> WORK TO DO: Return the lines that follow, exactly as they appear, from the first through the one containing "import pandas as pd"; no pictures are to be included.

○ ○ ○

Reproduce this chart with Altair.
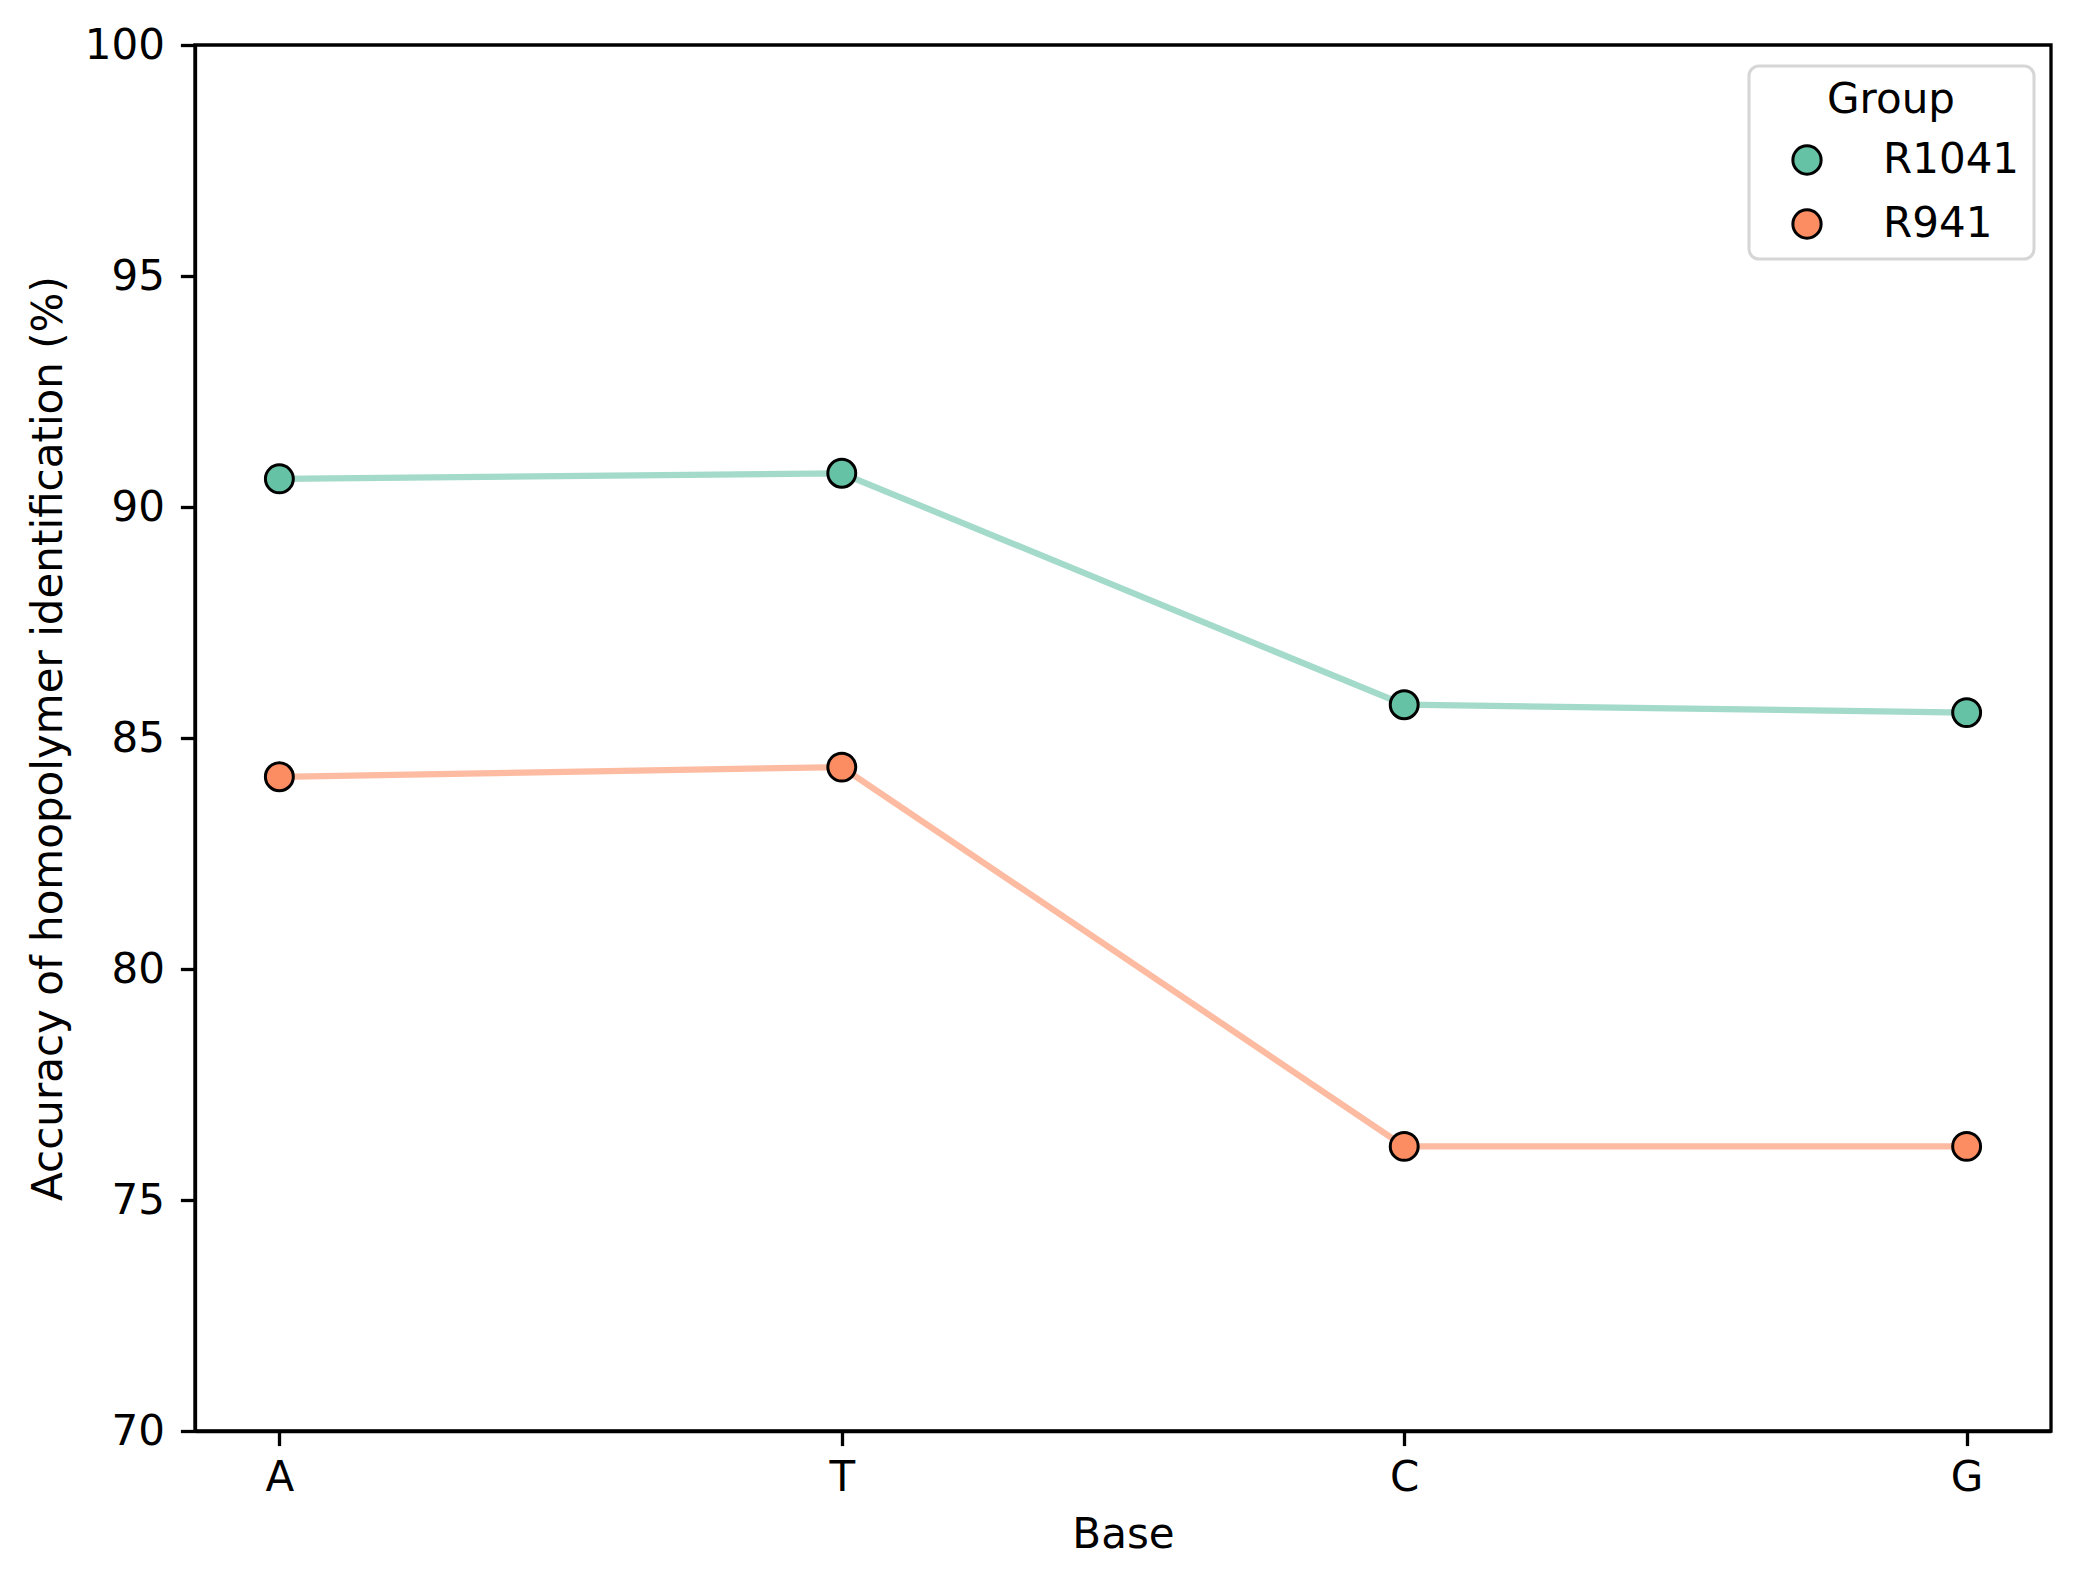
import altair as alt
import pandas as pd

bases = ["A", "T", "C", "G"]
groups = ["R1041", "R941"]
r1041_values = [90.61, 90.73, 85.72, 85.55]
r941_values = [84.16, 84.37, 76.16, 76.16]
colors = ["#66c2a5", "#fc8d62"]
y_ticks = [70, 75, 80, 85, 90, 95, 100]

rows = []
for b, v in zip(bases, r1041_values):
    rows.append({"Base": b, "Group": "R1041", "Accuracy": v})
for b, v in zip(bases, r941_values):
    rows.append({"Base": b, "Group": "R941", "Accuracy": v})
df = pd.DataFrame(rows)

FONT = "DejaVu Sans"
FS = 42

x_enc = alt.X("Base:N", sort=bases, title="Base",
              scale=alt.Scale(type="point", padding=0.15),
              axis=alt.Axis(labelAngle=0))
y_enc = alt.Y("Accuracy:Q", title="Accuracy of homopolymer identification (%)",
              scale=alt.Scale(domain=[70, 100], nice=False, zero=False),
              axis=alt.Axis(values=y_ticks))
legend = alt.Legend(
    title="Group", orient="none", legendX=1554, legendY=21,
    symbolType="circle", symbolSize=800, symbolOpacity=1,
    symbolStrokeColor="black", symbolStrokeWidth=3,
)
color_scale = alt.Scale(domain=groups, range=colors)

line_layers = [
    alt.Chart(df).transform_filter(alt.datum.Group == g)
    .mark_line(strokeWidth=6.25, opacity=0.6, color=c)
    .encode(x=x_enc, y=y_enc)
    for g, c in zip(groups, colors)
]
points = alt.Chart(df).mark_point(
    filled=True, size=780, opacity=1, stroke="black", strokeWidth=3, shape="circle"
).encode(
    x=x_enc, y=y_enc,
    color=alt.Color("Group:N", scale=color_scale, legend=legend),
)

chart = (
    alt.layer(*line_layers, points)
    .properties(
        width=1856, height=1386,
        autosize=alt.AutoSizeParams(type="none"),
        padding={"left": 187, "top": 37, "right": 20, "bottom": 150},
    )
    .configure_view(stroke="black", strokeWidth=3.3)
    .configure_axis(
        labelFont=FONT, titleFont=FONT, labelFontSize=FS, titleFontSize=FS,
        labelColor="black", titleColor="black", titleFontWeight="normal",
        domainColor="black", domainWidth=3.3, tickColor="black", tickWidth=3.3,
        tickSize=14.6, grid=False,
    )
    .configure_axisY(labelPadding=16, titlePadding=14)
    .configure_axisX(labelPadding=12, titlePadding=16)
    .configure_legend(
        titleFont=FONT, labelFont=FONT, titleFontSize=FS, labelFontSize=FS,
        titleFontWeight="normal", titleColor="black", labelColor="black",
        fillColor="white", strokeColor="#d6d6d6", strokeWidth=3, cornerRadius=10,
        padding=14, symbolOffset=23, labelOffset=55, rowPadding=22, titlePadding=17,
        titleAnchor="middle",
    )
)

chart.save("out.html", embed_options={"renderer": "svg", "actions": False})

○ ○ ○

> CORRECT ANSWER:
Reproduce this chart with Altair.
import altair as alt
import pandas as pd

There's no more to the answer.